On 01/15/14 12:27, Richard Sandiford wrote:
[ snip ]
barrier
L1:
C'': (use ($r1 = ...))
L2:
D: $r2 = ...
L3:
...
A: if ... goto L2
C': $r1 = ...
B: if ... goto L3
D': $r2 = ...
So far so good. The problem is that redirecting B to L3 makes L1 unreachable,
so reorg_redirect_jump=>redirect_jump (..., 1)=>delete_related_insns deletes
it. Then C'' is unreachable and d_r_i deletes that too:
barrier
L2:
D: $r2 = ...
L3:
...
A: if ... goto L2
C': $r1 = ...
B: if ... goto L3
D': $r2 = ...
So now, when we try to calculate the liveness beyond D, we go back to the
barrier but have no indication that $r1 is live.
Ugh. Every time I ponder the wacko way we get live information in reorg
I just want to cry. Thankfully I haven't had to really look at that
code in over 10 years.
This just reminded me that if Steven goes forward with his "remove
barriers" proposal post-4.9, reorg will need some surgery.
I wondered about several ways of fixing this.
* Back in the day, we just deleted the label and not related instructions.
I don't think that's something we should return to though. If we delete
all uses of:
Certainly wouldn't be my first choice either.
* Deferring deleting labels until the end of dbr_schedule. On its own
this would pessimise the rest of dbr_schedule, e.g. a jump only "owns"
a thread until the next label. We would need to spinkle in a few checks
for the usage count being nonzero.
Right. I don't particularly like this either. But it's worth
remembering that if this stuff ultimately gets too painful we can fall
back to something like this.
* Deferring deleting labels that fit the problem pattern. Having two
forms of redirect would make things even more complicated though.
And I don't think it would be robust in cases like the "goto L2" above.
If we delete a "goto L2" that is the last use of L2, we delete L2 too,
which in turn could be a label-after-barrier. So reorg would have to
predict what the recursive calls to delete_related_insns would do.

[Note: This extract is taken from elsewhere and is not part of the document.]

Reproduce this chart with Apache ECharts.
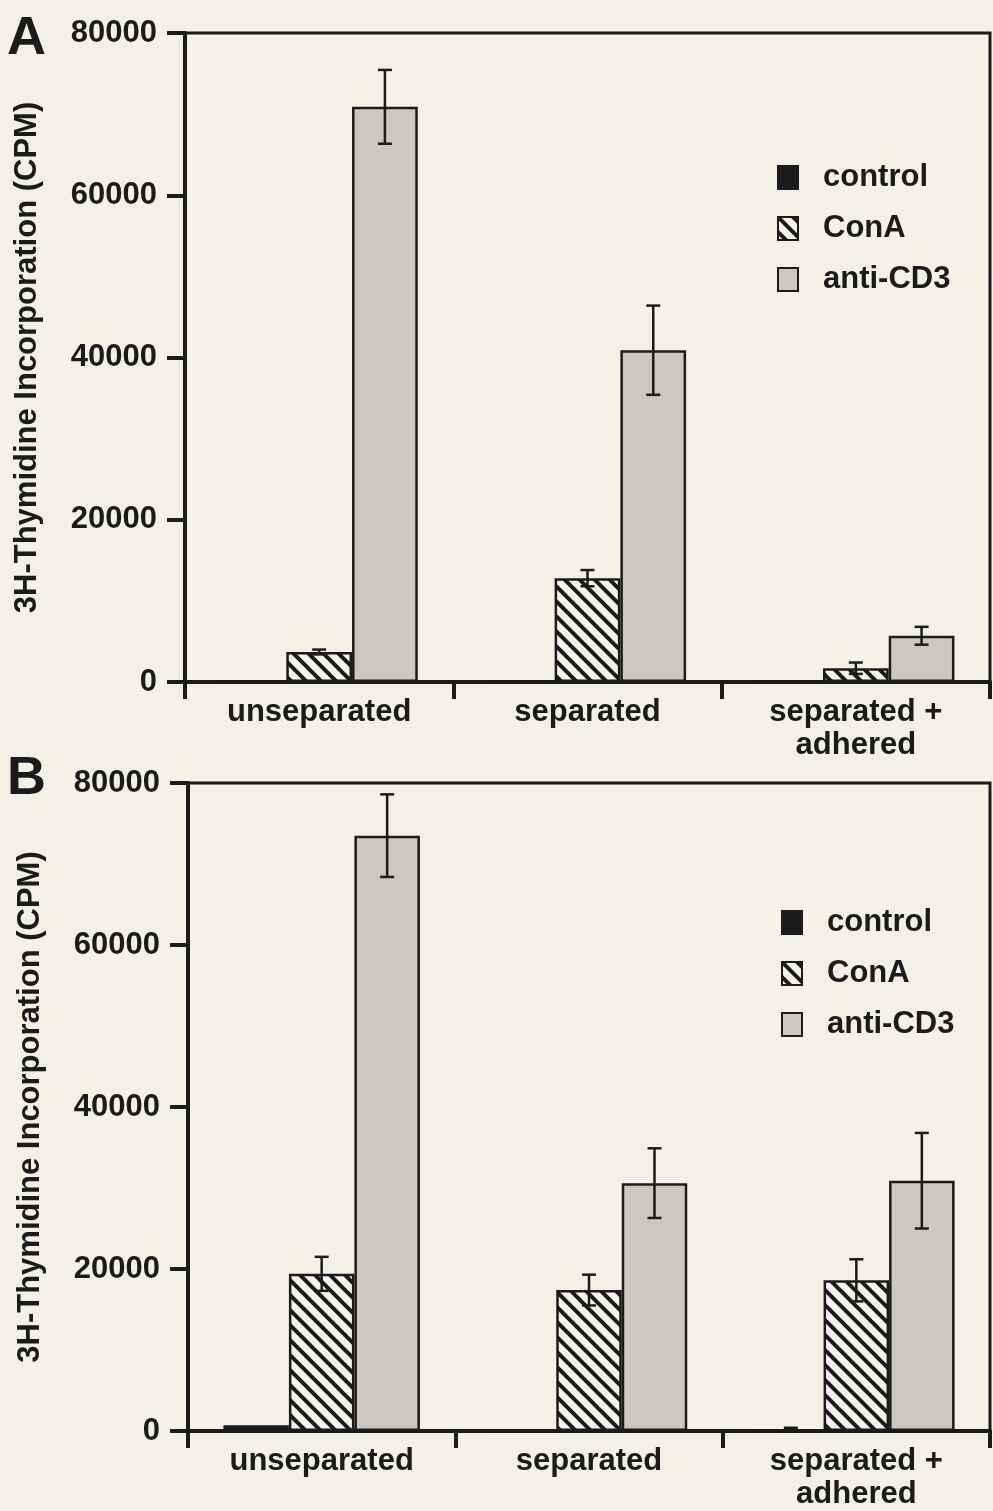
<!DOCTYPE html>
<html>
<head>
<meta charset="utf-8">
<script src="https://cdn.jsdelivr.net/npm/echarts@6/dist/echarts.min.js"></script>
<style>
  html, body { margin: 0; padding: 0; background: #f3f0e5; }
  #chart { width: 993px; height: 1511px; }
</style>
</head>
<body>
<div id="chart"></div>
<script>
// 分类与系列
var categories = ["unseparated", "separated", "separated +\nadhered"];
var seriesNames = ["control", "ConA", "anti-CD3"];
var yTicks = [0, 20000, 40000, 60000, 80000];

// Panel A
var controlA = [0, 0, 0];
var controlErrA = [0, 0, 0];
var conA_A = [3700, 12800, 1700];
var conAErrA = [300, 1000, 700];
var antiA = [70900, 40900, 5700];
var antiErrA = [4550, 5500, 1100];

// Panel B
var controlB = [700, 0, 150];
var controlErrB = [0, 0, 250];
var conA_B = [19400, 17400, 18600];
var conAErrB = [2100, 1900, 2600];
var antiB = [73500, 30600, 30900];
var antiErrB = [5100, 4300, 5900];

var INK = "#1b1b1b";
var BG = "#f3f0e5";
var GRAY = "#cbc8c2";
var FONT = "'Liberation Sans', Arial, sans-serif";
var BAR_FRAC = 0.245;

// 斜线填充
function hatch() {
  var s = 15;
  var c = document.createElement("canvas");
  c.width = s;
  c.height = s;
  var ctx = c.getContext("2d");
  ctx.fillStyle = "#f6f3ec";
  ctx.fillRect(0, 0, s, s);
  ctx.strokeStyle = INK;
  ctx.lineWidth = 4;
  for (var k = -1; k <= 1; k++) {
    ctx.beginPath();
    ctx.moveTo(k * s - 1, -1);
    ctx.lineTo(k * s + s + 1, s + 1);
    ctx.stroke();
  }
  return { image: c, repeat: "repeat" };
}
var hatchFill = hatch();

function errData(vals, errs, idx) {
  return vals.map(function (v, i) {
    return [i, idx, v, errs[i]];
  });
}

function renderErr(params, api) {
  var cat = api.value(0), s = api.value(1), v = api.value(2), e = api.value(3);
  if (!e) return;
  var band = api.size([1, 0])[0];
  var c = api.coord([cat, v]);
  var x = c[0] + (s - 1) * band * BAR_FRAC;
  var yTop = api.coord([cat, v + e])[1];
  var yBot = api.coord([cat, Math.max(v - e, 0)])[1];
  var hw = 7;
  var st = { stroke: INK, lineWidth: 2.5 };
  return {
    type: "group",
    children: [
      { type: "line", shape: { x1: x, y1: yTop, x2: x, y2: yBot }, style: st },
      { type: "line", shape: { x1: x - hw, y1: yTop, x2: x + hw, y2: yTop }, style: st },
      { type: "line", shape: { x1: x - hw, y1: yBot, x2: x + hw, y2: yBot }, style: st },
    ],
  };
}

function xAxisFor(gi) {
  return {
    type: "category",
    gridIndex: gi,
    data: categories,
    axisLine: { lineStyle: { color: INK, width: 4 } },
    axisTick: { show: true, length: 17, interval: 0, lineStyle: { color: INK, width: 4 } },
    axisLabel: {
      interval: 0,
      margin: 14,
      color: INK,
      fontFamily: FONT,
      fontWeight: "bold",
      fontSize: 31,
      lineHeight: 33,
    },
  };
}

function yAxisFor(gi) {
  return {
    type: "value",
    gridIndex: gi,
    min: yTicks[0],
    max: yTicks[yTicks.length - 1],
    interval: yTicks[1] - yTicks[0],
    name: "3H-Thymidine Incorporation (CPM)",
    nameLocation: "middle",
    nameRotate: 90,
    nameGap: 142,
    nameTextStyle: { color: INK, fontFamily: FONT, fontWeight: "bold", fontSize: 31 },
    splitLine: { show: false },
    axisLine: { show: true, lineStyle: { color: INK, width: 4 } },
    axisTick: { show: true, length: 18, lineStyle: { color: INK, width: 4 } },
    axisLabel: {
      margin: 28,
      color: INK,
      fontFamily: FONT,
      fontWeight: "bold",
      fontSize: 31,
      formatter: function (v) {
        return String(v);
      },
    },
  };
}

function barSeries(name, gi, data, color) {
  return {
    name: name,
    type: "bar",
    xAxisIndex: gi,
    yAxisIndex: gi,
    barWidth: BAR_FRAC * 100 + "%",
    barGap: "0%",
    data: data,
    itemStyle: { color: color, borderColor: INK, borderWidth: 2.5 },
    z: 2,
  };
}

function errSeries(gi, list) {
  return {
    type: "custom",
    name: "err" + gi,
    xAxisIndex: gi,
    yAxisIndex: gi,
    renderItem: renderErr,
    encode: { x: 0, y: 2 },
    data: list,
    z: 5,
  };
}

function legendFor(left, top) {
  return {
    orient: "vertical",
    left: left,
    top: top,
    icon: "rect",
    itemWidth: 20,
    itemHeight: 23,
    itemGap: 18,
    selectedMode: false,
    data: seriesNames.map(function (n) {
      return { name: n, itemStyle: { borderColor: INK, borderWidth: 2 } };
    }),
    textStyle: {
      color: INK,
      fontFamily: FONT,
      fontWeight: "bold",
      fontSize: 31,
      lineHeight: 33,
      padding: [0, 0, 0, 20],
    },
  };
}

var myChart = echarts.init(document.getElementById("chart"));
var option = {
  backgroundColor: BG,
  animation: false,
  grid: [
    {
      left: 185, top: 33, width: 805, height: 649,
      outerBoundsMode: "none", containLabel: false,
      show: true, borderColor: INK, borderWidth: 3,
    },
    {
      left: 188, top: 783, width: 802, height: 648,
      outerBoundsMode: "none", containLabel: false,
      show: true, borderColor: INK, borderWidth: 3,
    },
  ],
  xAxis: [xAxisFor(0), xAxisFor(1)],
  yAxis: [yAxisFor(0), yAxisFor(1)],
  legend: [legendFor(772, 156), legendFor(776, 901)],
  graphic: [
    { type: "text", left: 7, top: 12, style: { text: "A", fill: INK, font: "bold 54px " + FONT } },
    { type: "text", left: 7, top: 752, style: { text: "B", fill: INK, font: "bold 54px " + FONT } },
  ],
  series: [
    barSeries("control", 0, controlA, INK),
    barSeries("ConA", 0, conA_A, hatchFill),
    barSeries("anti-CD3", 0, antiA, GRAY),
    barSeries("control", 1, controlB, INK),
    barSeries("ConA", 1, conA_B, hatchFill),
    barSeries("anti-CD3", 1, antiB, GRAY),
    errSeries(0, errData(controlA, controlErrA, 0)
      .concat(errData(conA_A, conAErrA, 1))
      .concat(errData(antiA, antiErrA, 2))),
    errSeries(1, errData(controlB, controlErrB, 0)
      .concat(errData(conA_B, conAErrB, 1))
      .concat(errData(antiB, antiErrB, 2))),
  ],
};
myChart.setOption(option);
window.addEventListener("resize", function () {
  myChart.resize();
});
</script>
</body>
</html>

Ick. Don't like this at all.
* Add the liveness information to the basic block info and let the
(use (insn))s be deleted. I started down that path but it soon got
very convoluted. Also:
Yes, keeping live info correct in this code is painful, in large part
because this code is cfg-unaware and mucks it up in painful ways.
Making the code cfg-aware is probably the first step in really cleaning
up the mess that is reorg.c. Once we've got a correct cfg at each
transformation we can probably tackle liveness.
We used to try to update the live status of registers if WHERE is at
the start of a basic block, but that can't work since we may remove a
BARRIER in relax_delay_slots. */
suggests that this has already been tried and it wasn't robust.
It would have been pre-cfg as this comment comes from Kenner in '92.
So in the end I just taught delete_related_insns to keep (use (insn)),
which AFAIK is a pattern that only dbr_schedule could generate.
Seems reasonable given the current state of affairs. The (use (insn))
idiom is only used by reorg to the best of my knowledge.
Tested on mips64-linux-gnu. OK to install?
Thanks,
Richard
gcc/
* jump.c (delete_related_insns): Keep (use (insn))s.
* reorg.c (redundant_insn): Check for barriers too.
OK. Any chance you've got a testcase you can add to the suite? ISTM
it's potentially valuable given the plan to remove barriers and the
implications that has for reorg.c liveness tracking.